Stated goal
All of the material should be reproduced exactly, with pictures left out.

Data lines
======

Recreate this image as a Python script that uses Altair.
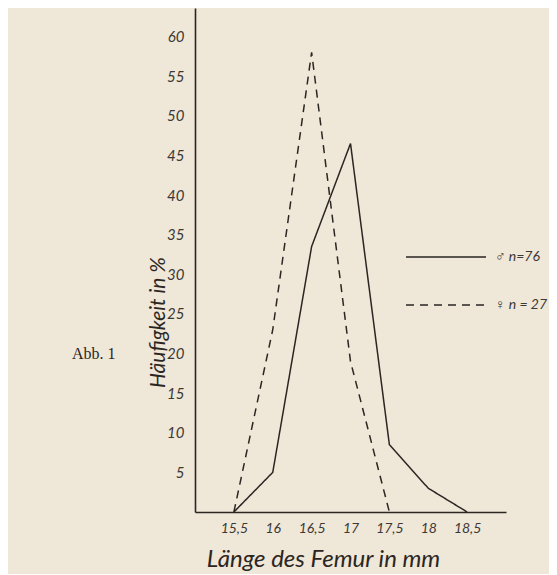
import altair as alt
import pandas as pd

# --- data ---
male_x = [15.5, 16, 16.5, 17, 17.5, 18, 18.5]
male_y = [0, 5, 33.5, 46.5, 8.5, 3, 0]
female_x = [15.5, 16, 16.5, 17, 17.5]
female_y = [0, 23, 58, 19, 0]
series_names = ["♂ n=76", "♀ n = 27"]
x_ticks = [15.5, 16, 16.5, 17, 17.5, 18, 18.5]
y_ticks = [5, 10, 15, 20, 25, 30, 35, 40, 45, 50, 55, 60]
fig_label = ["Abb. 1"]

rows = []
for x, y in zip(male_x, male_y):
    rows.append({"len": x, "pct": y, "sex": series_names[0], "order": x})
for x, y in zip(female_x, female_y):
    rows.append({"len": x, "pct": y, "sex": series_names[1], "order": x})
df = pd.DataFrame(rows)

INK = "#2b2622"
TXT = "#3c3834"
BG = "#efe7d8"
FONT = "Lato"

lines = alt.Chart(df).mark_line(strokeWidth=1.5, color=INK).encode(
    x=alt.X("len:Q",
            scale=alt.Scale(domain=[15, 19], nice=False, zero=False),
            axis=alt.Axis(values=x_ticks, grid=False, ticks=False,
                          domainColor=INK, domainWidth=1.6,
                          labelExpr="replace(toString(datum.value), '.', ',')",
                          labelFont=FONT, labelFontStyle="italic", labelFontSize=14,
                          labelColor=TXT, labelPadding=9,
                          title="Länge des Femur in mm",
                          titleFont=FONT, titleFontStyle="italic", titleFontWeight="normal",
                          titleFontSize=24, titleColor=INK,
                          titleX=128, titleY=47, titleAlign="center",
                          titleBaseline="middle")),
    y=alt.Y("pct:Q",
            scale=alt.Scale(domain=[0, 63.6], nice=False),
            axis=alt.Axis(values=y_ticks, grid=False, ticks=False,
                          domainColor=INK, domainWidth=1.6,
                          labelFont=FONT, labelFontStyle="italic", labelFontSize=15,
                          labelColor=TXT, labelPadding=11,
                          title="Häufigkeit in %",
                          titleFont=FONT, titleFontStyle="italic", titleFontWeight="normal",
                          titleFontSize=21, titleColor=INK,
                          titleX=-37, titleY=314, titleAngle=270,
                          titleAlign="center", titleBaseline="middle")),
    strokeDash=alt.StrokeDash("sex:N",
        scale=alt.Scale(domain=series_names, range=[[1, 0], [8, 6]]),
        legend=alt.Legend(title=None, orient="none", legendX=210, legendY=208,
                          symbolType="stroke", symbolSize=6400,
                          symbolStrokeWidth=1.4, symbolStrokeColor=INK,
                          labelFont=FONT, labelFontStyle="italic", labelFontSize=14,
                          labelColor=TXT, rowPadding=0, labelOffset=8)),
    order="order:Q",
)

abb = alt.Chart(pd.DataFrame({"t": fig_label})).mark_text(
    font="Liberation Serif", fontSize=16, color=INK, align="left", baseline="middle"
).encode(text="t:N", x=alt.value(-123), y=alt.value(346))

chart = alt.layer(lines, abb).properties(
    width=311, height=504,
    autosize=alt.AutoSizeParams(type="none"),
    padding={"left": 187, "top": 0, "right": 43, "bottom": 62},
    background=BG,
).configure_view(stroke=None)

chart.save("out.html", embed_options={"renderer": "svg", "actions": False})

======

Solution to the exercise
Recreate this image as a Python script that uses Altair.
import altair as alt
import pandas as pd

# --- data ---
male_x = [15.5, 16, 16.5, 17, 17.5, 18, 18.5]
male_y = [0, 5, 33.5, 46.5, 8.5, 3, 0]
female_x = [15.5, 16, 16.5, 17, 17.5]
female_y = [0, 23, 58, 19, 0]
series_names = ["♂ n=76", "♀ n = 27"]
x_ticks = [15.5, 16, 16.5, 17, 17.5, 18, 18.5]
y_ticks = [5, 10, 15, 20, 25, 30, 35, 40, 45, 50, 55, 60]
fig_label = ["Abb. 1"]

rows = []
for x, y in zip(male_x, male_y):
    rows.append({"len": x, "pct": y, "sex": series_names[0], "order": x})
for x, y in zip(female_x, female_y):
    rows.append({"len": x, "pct": y, "sex": series_names[1], "order": x})
df = pd.DataFrame(rows)

INK = "#2b2622"
TXT = "#3c3834"
BG = "#efe7d8"
FONT = "Lato"

lines = alt.Chart(df).mark_line(strokeWidth=1.5, color=INK).encode(
    x=alt.X("len:Q",
            scale=alt.Scale(domain=[15, 19], nice=False, zero=False),
            axis=alt.Axis(values=x_ticks, grid=False, ticks=False,
                          domainColor=INK, domainWidth=1.6,
                          labelExpr="replace(toString(datum.value), '.', ',')",
                          labelFont=FONT, labelFontStyle="italic", labelFontSize=14,
                          labelColor=TXT, labelPadding=9,
                          title="Länge des Femur in mm",
                          titleFont=FONT, titleFontStyle="italic", titleFontWeight="normal",
                          titleFontSize=24, titleColor=INK,
                          titleX=128, titleY=47, titleAlign="center",
                          titleBaseline="middle")),
    y=alt.Y("pct:Q",
            scale=alt.Scale(domain=[0, 63.6], nice=False),
            axis=alt.Axis(values=y_ticks, grid=False, ticks=False,
                          domainColor=INK, domainWidth=1.6,
                          labelFont=FONT, labelFontStyle="italic", labelFontSize=15,
                          labelColor=TXT, labelPadding=11,
                          title="Häufigkeit in %",
                          titleFont=FONT, titleFontStyle="italic", titleFontWeight="normal",
                          titleFontSize=21, titleColor=INK,
                          titleX=-37, titleY=314, titleAngle=270,
                          titleAlign="center", titleBaseline="middle")),
    strokeDash=alt.StrokeDash("sex:N",
        scale=alt.Scale(domain=series_names, range=[[1, 0], [8, 6]]),
        legend=alt.Legend(title=None, orient="none", legendX=210, legendY=208,
                          symbolType="stroke", symbolSize=6400,
                          symbolStrokeWidth=1.4, symbolStrokeColor=INK,
                          labelFont=FONT, labelFontStyle="italic", labelFontSize=14,
                          labelColor=TXT, rowPadding=0, labelOffset=8)),
    order="order:Q",
)

abb = alt.Chart(pd.DataFrame({"t": fig_label})).mark_text(
    font="Liberation Serif", fontSize=16, color=INK, align="left", baseline="middle"
).encode(text="t:N", x=alt.value(-123), y=alt.value(346))

chart = alt.layer(lines, abb).properties(
    width=311, height=504,
    autosize=alt.AutoSizeParams(type="none"),
    padding={"left": 187, "top": 0, "right": 43, "bottom": 62},
    background=BG,
).configure_view(stroke=None)

chart.save("out.html", embed_options={"renderer": "svg", "actions": False})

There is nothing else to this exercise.